Rated and Utilization Voltages for NEC/CEC's newcomers from IEC

[vagojr]

Good morning everyone,

This thread intends to be useful for those people more used to working in IEC standards but NEC/CEC newcomers.
Hence I think that it would be useful if you could confirm my approach and please provide the correct NEC/CEC points which defines the matters the best.
On the other hand, please correct whatever you consider necessary.


In IEC the rated voltage at secondary side of transformer is related to the non-load voltage and the rest of equipment downstream (even motors) are voltage rated with the nominal voltage (if you are going to measure with a tester, the measurement should match closely with the rated voltage of the panel).
Voltage drops in % are referred to the nominal voltage or utilization voltage.

In CEC/NEC, transformers and downstream panels are rated with the non-load voltage (if you are going to measure with a tester in a panel, the measurement will be less as it is the utilization voltage, i.e. 575V but panel is 600V).
Motors are rated based on this utilization voltage.
Voltage drops in % are referred to the rated voltage of the system.

Note: the voltage tolerances for system and motors are different in IEC vs NEC/CEC (NEMA/CSA); this is logical since it is related to the differences (IEC vs NEC/CEC) of rated voltage of the systems against their utilization voltages.


Summarizing, please find below example charts of Rated Voltage of the NEC and CEC but "translated" into a IEC understanding.
it is referred to a case of LV but it can be extrapolated.

Rated Voltages:	NEC	PoV IEC
TRAFOS	4160/480V	4160/480V
SYSTEM	480V	460V
PANELS	480V	460V
LOADS	480V	460V
MOTORS	460V	460V
CABLES	600V	1000V
VD%	VD/480V	VD/460V
TESTER	±460V	±460V

Rated Voltages:	CEC	PoV IEC
TRAFOS	4160/600V	4160/600V
SYSTEM	600V	575V
PANELS	600V	575V
LOADS	600V	575V
MOTORS	575V	575V
CABLES	600V	1000V
VD%	VD/600V	VD/575V
TESTER	±575V	±575V

PoV IEC: From Point of View of IEC, means that if the project had developed in IEC std. Attention: this does not mean compatibility between equipment designed in different standards; only useful to understand the voltage matter.


Hope this can be useful.
Best regards

 

[paulengr]

Close. The North American standard is an IEEE standard. Unlike IEC adherence is not legally required. There is some equipment out there running on European voltage standards. Neither IEEE nor IEC addresses voltage stability due to transformer load directly...you assume stuff bus. All North American equipment gives a voltage range or a tolerance even if it is rather vague and just confirms to UL/cUL or CSA standards.
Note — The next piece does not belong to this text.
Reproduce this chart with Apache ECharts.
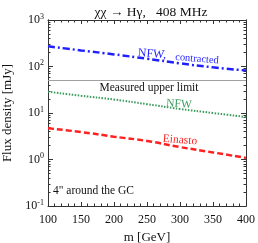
<!DOCTYPE html>
<html><head><meta charset="utf-8">
<script src="https://cdn.jsdelivr.net/npm/echarts@6/dist/echarts.min.js"></script>
<style>html,body{margin:0;padding:0;background:#fff}#c{width:258px;height:243px}</style>
</head><body><div id="c"></div>
<script>
var masses = [100, 150, 200, 250, 300, 350, 400];
var nfwContracted = [272, 222, 182, 147, 117, 96, 82];
var nfw = [28.7, 23.5, 19.5, 15.5, 12.2, 10, 8.2];
var einasto = [4.7, 3.9, 3.1, 2.5, 1.85, 1.42, 1.08];
var upperLimit = 50;
var xTicks = [100, 150, 200, 250, 300, 350, 400];
var yTicks = [0.1, 1, 10, 100, 1000];
var yMinor = [];
[0.1, 1, 10, 100].forEach(function (d) { for (var k = 2; k <= 9; k++) yMinor.push(+(d * k).toPrecision(3)); });

function pairs(ys) { return masses.map(function (m, i) { return [m, ys[i]]; }); }
var F = 'Liberation Serif';
var axCol = '#333';
var chart = echarts.init(document.getElementById('c'), null, {renderer: 'canvas'});
function yAx(pos, major, labels) {
  return {
    type: 'log', logBase: 10, min: 0.1, max: 1000, position: pos,
    name: labels ? 'Flux density [mJy]' : '', nameLocation: 'middle', nameGap: 33,
    nameTextStyle: {fontFamily: F, fontSize: 13, color: '#111'},
    axisLine: {show: true, lineStyle: {color: axCol, width: 1}},
    axisTick: major ? {show: true, inside: true, length: 5, lineStyle: {color: axCol}, customValues: yTicks}
                    : {show: true, inside: true, length: 2.5, lineStyle: {color: axCol}, customValues: yMinor},
    axisLabel: labels ? {show: true, customValues: yTicks, margin: 4, fontFamily: F, color: '#111',
      formatter: function (v) { var e = Math.round(Math.log10(v)); return '{b|10}{s|' + e + '}'; },
      rich: {b: {fontSize: 12, fontFamily: F, color: '#111', lineHeight: 15}, s: {fontSize: 8, fontFamily: F, color: '#111', verticalAlign: 'top', lineHeight: 8}}
    } : {show: false},
    splitLine: {show: false}
  };
}
function xAx(pos, labels) {
  return {
    type: 'value', min: 100, max: 400, interval: 50, position: pos,
    name: labels ? 'm [GeV]' : '', nameLocation: 'middle', nameGap: 23,
    nameTextStyle: {fontFamily: F, fontSize: 13, color: '#111'},
    axisLine: {show: true, onZero: false, lineStyle: {color: axCol, width: 1}},
    axisTick: {show: true, inside: true, length: 4, lineStyle: {color: axCol}},
    minorTick: {show: true, splitNumber: 5, length: 2.5, lineStyle: {color: axCol}},
    axisLabel: {show: labels, margin: 8, fontFamily: F, fontSize: 12, color: '#111'},
    splitLine: {show: false}, minorSplitLine: {show: false}
  };
}
chart.setOption({
  animation: false,
  backgroundColor: '#fff',
  title: {text: 'χχ → Hγ,   408 MHz', left: 146, top: 0, textAlign: 'center',
    textStyle: {fontFamily: F, fontSize: 13.5, fontWeight: 'normal', color: '#111'}},
  grid: {left: 48, right: 12, top: 20, bottom: 37, containLabel: false, outerBoundsMode: 'none'},
  xAxis: [xAx('bottom', true), xAx('top', false)],
  yAxis: [yAx('left', true, true), yAx('left', false, false), yAx('right', true, false), yAx('right', false, false)],
  series: [
    {type: 'line', data: pairs(nfwContracted), smooth: true, showSymbol: false,
      lineStyle: {color: '#1f1fff', width: 2.5, type: [7, 3, 2, 3]}},
    {type: 'line', data: pairs(nfw), smooth: true, showSymbol: false,
      lineStyle: {color: '#3a9a5c', width: 2, type: [1.5, 1.5]}},
    {type: 'line', data: pairs(einasto), smooth: true, showSymbol: false,
      lineStyle: {color: '#ff2020', width: 2.5, type: [6, 3]}},
    {type: 'line', data: [[100, upperLimit], [400, upperLimit]], showSymbol: false,
      lineStyle: {color: '#a0a0a0', width: 1}}
  ],
  graphic: [
    {type: 'text', x: 152, y: 54, rotation: -0.08, style: {text: 'NFW,', font: '12px "Liberation Serif"', fill: '#1f1fff', align: 'center', verticalAlign: 'middle'}},
    {type: 'text', x: 197, y: 59, rotation: -0.08, style: {text: 'contracted', font: '10.5px "Liberation Serif"', fill: '#1f1fff', align: 'center', verticalAlign: 'middle'}},
    {type: 'text', x: 149, y: 88, style: {text: 'Measured upper limit', font: '11.5px "Liberation Serif"', fill: '#111', align: 'center', verticalAlign: 'middle'}},
    {type: 'text', x: 179, y: 104, rotation: -0.06, style: {text: 'NFW', font: '11.5px "Liberation Serif"', fill: '#3a9a5c', align: 'center', verticalAlign: 'middle'}},
    {type: 'text', x: 180, y: 140, rotation: -0.08, style: {text: 'Einasto', font: '11.5px "Liberation Serif"', fill: '#ff2020', align: 'center', verticalAlign: 'middle'}},
    {type: 'text', x: 53, y: 191, style: {text: '4" around the GC', font: '11.5px "Liberation Serif"', fill: '#111', align: 'left', verticalAlign: 'middle'}}
  ]
});
</script></body></html>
Most motors (but not all) fall under NEMA which has tighter tolerances than UL. And CBEMA addresses voltage droop but is rarely followed explicitly.

The reason for utilization vs distribution voltages is to allow for losses in the conductors between the transformer and the load. We aim for 5% total voltage drop or less, 2% in the feeders/service and 3% in the branch circuits. Voltage stability is generally 1% with current transformers if you don’t overload them. Customers rarely do this but utilities often do. Up to 25% overload rarely has any significant impact on voltage or longevity. Most of the limitations are in the conductors. Industrial plants often tap up their transformers to the highest tap setting to allow for greater losses as the plant naturally expands over time. It’s not unusual to see voltages out of tolerance on the high side during outages when the plant is unloaded which frequently triggers UPS equipment to go on battery and lose power several hours later (APC brand, most others don’t do this).

There really is no significant difference between IEC and North American standards except that with tighter (and enforced) requirements IEC transformers tend to have a lot more taps and a wider range than just 0, +/-2.5%, and +/-5%. Utilization voltages explicitly allow for conductor voltage drop so you will see a 460 V motor and a 480 V transformer. Consumer products are 110 V fed by a 120 V transformer. But with UL allowing -15% / +10% and often manufacturers going even beyond this (relays and contractors generally drop out at 85 V) for CBEMA the UL tolerances in North America are very conservative. IEC specs and operation in comparison tends to be more rigid leading to larger conductors and transformers. That’s not a negative either way, just very different. But don’t let yourself get into the attitude that voltages in North America don’t matter...they do. And IEC equipment which may already be designed for 440 V is going to have problems in an industrial plant where they jacked the transformer up to 500 V.

Also it would seem like voltages are very uniform here (but sloppy) and they are but Canadians for instance like to run 600 V in some areas and some Southern US plants are on the 550 V (cotton gin) standard where the rest run 480 V mostly with 460 V equipment and the occasional 440 V.